All Military Personnel Accounts will be exempt from across-the-board cuts if a sequester goes into effect on January 2, 2013.  In a letter to the Senate late last month, Jeffrey Zients, Acting Director of the Office of Management and Budget, said the president will “exempt all military personnel accounts from sequester for FY2013, if a sequester is necessary.” 

Zients said the Balanced Budget and Emergency Deficit Control Act of 1985 authorizes such an exemption if Congress is notified by August 10.   Congress and DoD have routinely exempted Military Personnel accounts when implementing across-the board cuts to defense.
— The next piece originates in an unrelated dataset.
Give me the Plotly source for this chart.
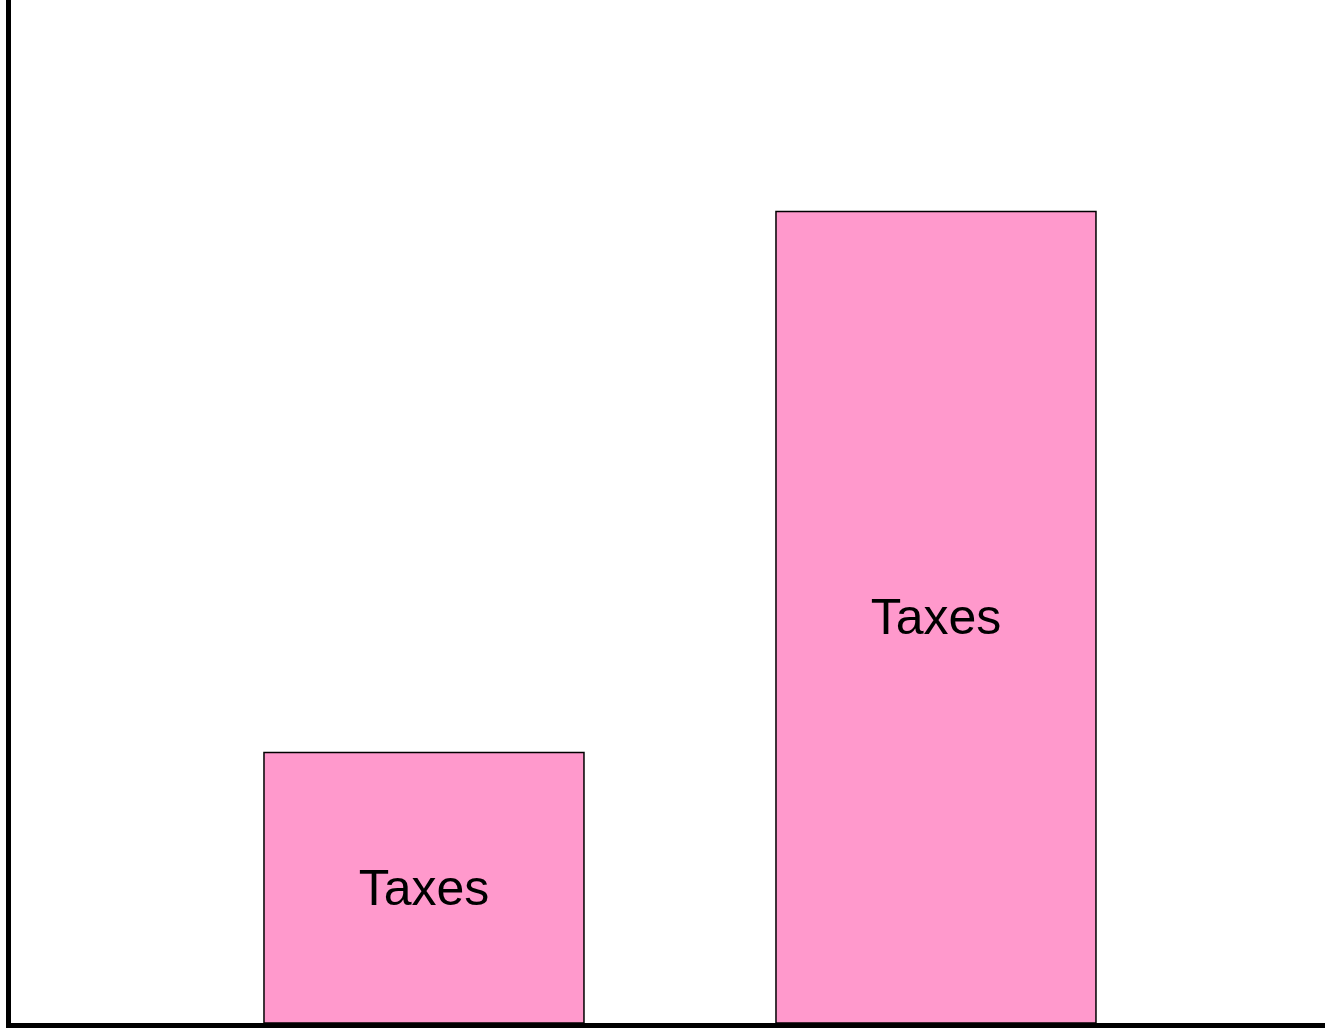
import plotly.graph_objects as go

# data
categories = [0, 1]
values = [1, 3]
bar_labels = ["Taxes", "Taxes"]

fig = go.Figure(
    go.Bar(
        x=categories,
        y=values,
        width=0.625,
        text=bar_labels,
        textposition="inside",
        insidetextanchor="middle",
        textangle=0,
        textfont=dict(family="Liberation Sans, Arial", size=50, color="black"),
        marker=dict(color="#ff99cc", line=dict(color="black", width=1.5)),
        hoverinfo="skip",
    )
)

fig.update_xaxes(
    range=[-0.8066, 1.7598],
    showline=True,
    linecolor="black",
    linewidth=5,
    showgrid=False,
    zeroline=False,
    showticklabels=False,
    ticks="",
)
fig.update_yaxes(
    range=[0, 3.782],
    showline=True,
    linecolor="black",
    linewidth=5,
    showgrid=False,
    zeroline=False,
    showticklabels=False,
    ticks="",
)

fig.update_layout(
    width=1325,
    height=1028,
    margin=dict(l=11, r=0, t=0, b=5),
    plot_bgcolor="white",
    paper_bgcolor="white",
    showlegend=False,
)

# drop the default page margin so the figure sits at the window corner
fig.write_html(
    "out.html",
    config={"displayModeBar": False},
    post_script="document.body.style.margin='0'; document.body.style.overflow='hidden';",
)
Zients and DoD leaders had indicated previously that the military personnel accounts would probably be exempt from sequester, but no official notice was made until the letter was sent to the Senate.

Exempting military personnel accounts will mean that cuts to other DoD accounts will be increased if sequester goes into effect.  Zients and Deputy Secretary of Defense Ashton Carter told the House Armed Services Committee earlier this month that DOD accounts would be cut by 10 percent, assuming exemptions for military personnel accounts.

Because of the “devastating” effect on defense of such cuts, Zients and Carter urged Congress to take action to avert implementation of the across-the-board cuts.  Secretary of Defense Leon Panetta has also warned Congress that the sequester’s “meat-axe approach” to cutting defense would “inflict severe damage on our national defense” and could produce a “hollowed-out force.”